Coursework research is a research of dependence of suicidal posts in Twitter and official suicide countries rates.
It is mainly directed to examine Tweets' hashtags connected to suicidal thougths, gather data based on Tweets location or user location if the first one is not pinned. Then, creating statistics by amount of posts in various countries. The next step is to compare official data and the one that was gathered from Twitter.
FOLDERS
data
Twitter_data.db is database with tweets collected from Twitter with twitter_db.py module help. It has around 18 thousand tweets with #suicide.
Official_data.db is an official database containing information about suicides all over the world. daily_reports.json is a .json file, where there is some information about tweets amount in various countries depending on the day of a week.
Cities_data.db, consists of a country, its cities and code of a country.
tweets_amount.json contains some information about a number of tweets in specific countries.
data_preparation
This folder is concentrated mainly on gathering, grouping and selecting relevant data, that is in folder data.
Official_data.db was formed with beautifulsoup_parsing.py help, where I have used Beautiful Soup library to parse a table on a website.
ADT_Tweets.py is directed to count amount of tweets in each country. It uses both geonames library and created database of cities and its countries to ensure, that the information will be relevant. Additionally, geonames has limited amount of requests and as a consequence, I had to form Cities_data.db, which consists of a country, its cities and code of a country. It was formed with cities_db.py module. Folder has a testing_ADT.py module, which actually tests an ADT.
A file testing_api.py is testing Twitter API and abilities, that can be presented by tweepy library in working with Twitter API. Unfortunately, I cannot share a hidden module in case of private policy, that was signed when getting Twitter API keys.

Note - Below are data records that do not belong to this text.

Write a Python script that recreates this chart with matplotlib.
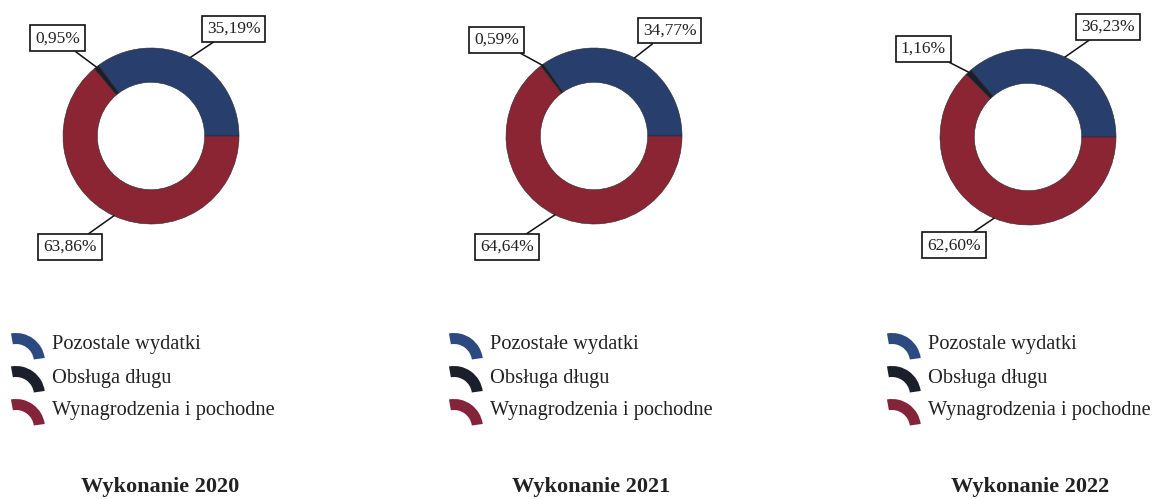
import numpy as np
import matplotlib
matplotlib.use("Agg")
import matplotlib.pyplot as plt
from matplotlib.patches import Wedge

plt.rcParams['font.family'] = ['Liberation Serif', 'DejaVu Serif']

years = ["2020", "2021", "2022"]
pozostale = [35.19, 34.77, 36.23]
obsluga = [0.95, 0.59, 1.16]
wynagrodzenia = [63.86, 64.64, 62.60]
legend_labels = [
    ["Pozostale wydatki", "Obsługa długu", "Wynagrodzenia i pochodne"],
    ["Pozostałe wydatki", "Obsługa długu", "Wynagrodzenia i pochodne"],
    ["Pozostale wydatki", "Obsługa długu", "Wynagrodzenia i pochodne"],
]

colors = ["#283f6e", "#1b1f2b", "#8b2533"]
icon_colors = ["#2c4a80", "#1b1f2b", "#84243a"]

W, H = 1163, 499
R = 88
centers = [(151, 136), (594, 136), (1028, 137)]
# label box positions, in units of the donut radius
label_pos = [
    [(0.94, 1.22), (-1.06, 1.11), (-0.92, -1.26)],
    [(0.86, 1.20), (-1.11, 1.09), (-0.99, -1.26)],
    [(0.91, 1.25), (-1.19, 1.00), (-0.84, -1.23)],
]
legend_x = [10, 448, 886]
legend_rows = [345, 378, 411]
title_x = [160, 591, 1030]

fig = plt.figure(figsize=(W / 100, H / 100), dpi=100)

# overlay in pixel coordinates for legends and titles
ov = fig.add_axes([0, 0, 1, 1])
ov.set_xlim(0, W)
ov.set_ylim(H, 0)
ov.axis('off')

for i, year in enumerate(years):
    cx, cy = centers[i]
    ax = fig.add_axes([(cx - R) / W, (H - cy - R) / H, 2 * R / W, 2 * R / H])
    vals = [pozostale[i], obsluga[i], wynagrodzenia[i]]
    wedges, _ = ax.pie(vals, colors=colors, startangle=0, counterclock=True,
                       wedgeprops=dict(width=0.39, edgecolor='#2a2a2a', linewidth=0.4))
    ax.set_xlim(-1, 1)
    ax.set_ylim(-1, 1)
    ax.axis('off')

    for w, v, pos in zip(wedges, vals, label_pos[i]):
        mid = np.deg2rad((w.theta1 + w.theta2) / 2)
        ax.annotate(f"{v:.2f}%".replace('.', ','),
                    xy=(np.cos(mid), np.sin(mid)), xytext=pos,
                    ha='center', va='center', fontsize=12.5, color='#222222',
                    bbox=dict(boxstyle='square,pad=0.28', fc='white', ec='#111111', lw=1.2),
                    arrowprops=dict(arrowstyle='-', color='#111111', lw=1.1,
                                    shrinkA=0, shrinkB=0),
                    annotation_clip=False)

    # legend
    for j, lab in enumerate(legend_labels[i]):
        x0 = legend_x[i]
        y0 = legend_rows[j]
        ov.add_patch(Wedge((x0 + 6, y0 + 17), 29, -100, -8, width=11,
                           facecolor=icon_colors[j], edgecolor='none'))
        ov.text(x0 + 42, y0, lab, fontsize=14.7, va='center', ha='left', color='#222222')

    ov.text(title_x[i], 487, f"Wykonanie {year}", fontsize=16, fontweight='bold',
            ha='center', va='center', color='#222222')

fig.savefig("out.png", dpi=100, facecolor='white')
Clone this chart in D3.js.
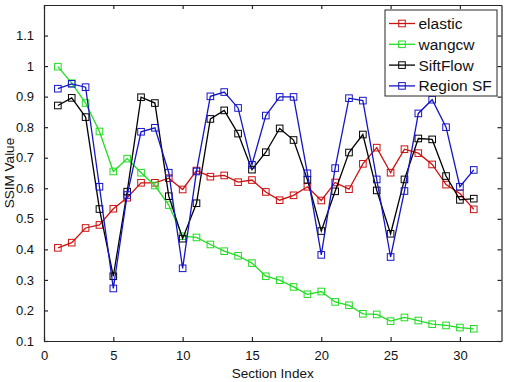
<html>
<meta charset="utf-8" />
<head>
<title>SSIM per section</title>
<script src="https://cdn.jsdelivr.net/npm/d3@7"></script>
<style>
	body { margin: 0; background: #fff; }
	svg { font-family: Arial, "Liberation Sans", sans-serif; }
</style>
<script>
// section index 1..31
const sections = d3.range(1, 32);

const elastic = [0.405, 0.422, 0.470, 0.480, 0.533, 0.569, 0.618, 0.618, 0.633, 0.596,
	0.658, 0.638, 0.642, 0.620, 0.627, 0.588, 0.561, 0.577, 0.605, 0.560,
	0.619, 0.597, 0.680, 0.733, 0.651, 0.728, 0.715, 0.678, 0.612, 0.583, 0.531];
const wangcw = [0.998, 0.944, 0.879, 0.786, 0.655, 0.697, 0.651, 0.609, 0.545, 0.443,
	0.439, 0.416, 0.394, 0.379, 0.355, 0.312, 0.299, 0.277, 0.253, 0.262,
	0.228, 0.217, 0.189, 0.187, 0.165, 0.177, 0.167, 0.155, 0.151, 0.144, 0.140];
const siftFlow = [0.871, 0.896, 0.833, 0.532, 0.312, 0.589, 0.898, 0.879, 0.574, 0.435,
	0.551, 0.827, 0.855, 0.779, 0.661, 0.718, 0.796, 0.758, 0.628, 0.460,
	0.590, 0.717, 0.776, 0.593, 0.451, 0.629, 0.763, 0.760, 0.640, 0.562, 0.566];
const regionSF = [0.926, 0.942, 0.931, 0.605, 0.272, 0.578, 0.785, 0.798, 0.651, 0.338,
	0.655, 0.901, 0.915, 0.863, 0.677, 0.838, 0.899, 0.899, 0.649, 0.382,
	0.666, 0.895, 0.887, 0.629, 0.375, 0.591, 0.845, 0.890, 0.800, 0.605, 0.660];

const seriesNames = ['elastic', 'wangcw', 'SiftFlow', 'Region SF'];
const seriesColors = ['#cc1111', '#22dd22', '#000000', '#1515c8'];

const xTicks = [0, 5, 10, 15, 20, 25, 30];
const yTicks = [0.1, 0.2, 0.3, 0.4, 0.5, 0.6, 0.7, 0.8, 0.9, 1, 1.1];

window.onload = function() {
	const svg = d3.select('svg');
	const left = 44, right = 501.5, top = 5, bottom = 341;

	const xScale = d3.scaleLinear().domain([0, 33]).range([left, right]);
	const yScale = d3.scaleLinear().domain([0.1, 1.2]).range([bottom, top]);

	const axisColor = '#262626';
	const fmt = d => d3.format('')(+d.toFixed(1));

	// 4 axes, ticks pointing inward (matlab box)
	svg.append('g').attr('transform', `translate(0,${bottom})`)
		.call(d3.axisBottom(xScale).tickValues(xTicks).tickSizeInner(-4).tickSizeOuter(0).tickPadding(10));
	svg.append('g').attr('transform', `translate(0,${top})`)
		.call(d3.axisTop(xScale).tickValues(xTicks).tickSizeInner(-4).tickSizeOuter(0).tickFormat(''));
	svg.append('g').attr('transform', `translate(${left},0)`)
		.call(d3.axisLeft(yScale).tickValues(yTicks).tickSizeInner(-4).tickSizeOuter(0).tickPadding(10).tickFormat(fmt));
	svg.append('g').attr('transform', `translate(${right},0)`)
		.call(d3.axisRight(yScale).tickValues(yTicks).tickSizeInner(-4).tickSizeOuter(0).tickFormat(''));

	svg.selectAll('.domain, .tick line').attr('stroke', axisColor).attr('stroke-width', 1.2);
	svg.selectAll('.tick text').attr('fill', '#111').style('font-size', '13px').style('font-family', 'Arial, "Liberation Sans", sans-serif');

	// series
	const allSeries = [elastic, wangcw, siftFlow, regionSF];
	const line = d3.line().x((d, i) => xScale(sections[i])).y(d => yScale(d));

	allSeries.forEach((vals, k) => {
		const g = svg.append('g');
		g.append('path').datum(vals)
			.attr('d', line)
			.attr('fill', 'none')
			.attr('stroke', seriesColors[k])
			.attr('stroke-width', 1.3);
		g.selectAll('rect').data(vals).enter().append('rect')
			.attr('x', (d, i) => xScale(sections[i]) - 3.3)
			.attr('y', d => yScale(d) - 3.3)
			.attr('width', 6.6).attr('height', 6.6)
			.attr('fill', 'none')
			.attr('stroke', seriesColors[k])
			.attr('stroke-width', 1);
	});

	// labels
	svg.append('text').attr('x', (left + right) / 2).attr('y', 378)
		.attr('text-anchor', 'middle').style('font-size', '13.5px').attr('fill', '#111')
		.text('Section Index');
	svg.append('text').attr('transform', `translate(14,${(top + bottom) / 2}) rotate(-90)`)
		.attr('text-anchor', 'middle').style('font-size', '13.5px').attr('fill', '#111')
		.text('SSIM Value');

	// legend
	const lg = svg.append('g');
	lg.append('rect').attr('x', 385).attr('y', 10).attr('width', 112).attr('height', 86)
		.attr('fill', '#fff').attr('stroke', axisColor).attr('stroke-width', 1);
	seriesNames.forEach((name, k) => {
		const yy = 23.5 + k * 20.8;
		lg.append('line').attr('x1', 389).attr('x2', 415).attr('y1', yy).attr('y2', yy)
			.attr('stroke', seriesColors[k]).attr('stroke-width', 1.3);
		lg.append('rect').attr('x', 402 - 3.3).attr('y', yy - 3.3).attr('width', 6.6).attr('height', 6.6)
			.attr('fill', 'none').attr('stroke', seriesColors[k]).attr('stroke-width', 1);
		lg.append('text').attr('x', 418.5).attr('y', yy + 5.5)
			.style('font-size', '15.5px').attr('fill', '#111').text(name);
	});
}
</script>
</head>
<body>
<svg width="510" height="382"></svg>
</body>
</html>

It also has functions to write gathered data into .json and .csv files.
Twitter_data.db is database with tweets collected from Twitter with twitter_db.py module help. It has around 18 thousand tweets with #suicide. twitter_db.py module rewrites data from a .txt file with tweets, forming a database.
analysis
week_tweets.py module is directed to analyse tweets "behaviour". It is analysing the frequency of posting tweets at a specific day, groups tweets by countries in a specific days, finds out in what week day there were the majority of tweets posted. There is a week_tweets_test.py, which is a testing module for week_tweets.py, that uses unittest to check a program working correctly.
countries_correlation.py is a module, that counts coefficients of correlation for each country firstly depending on official data and then on Twitter-gathered one. It makes a simple counting like gets the last country in rates of suicides and compares a number of suicides of each country to the last one. Then it does the same, but with the amount of tweets. If some kind of correlation would exist, those coefficients should have been more or less similar.
spearman_correlation.py is a module to calculate the Spearman correlation coefficient. It shows if something depends on something else. It has a quite simple formula. The coefficient can vary from -1 to 1. If a coefficient is > 0.5 - the correlation is high and low otherwise.
main.py is the main module that visualizes results of a research.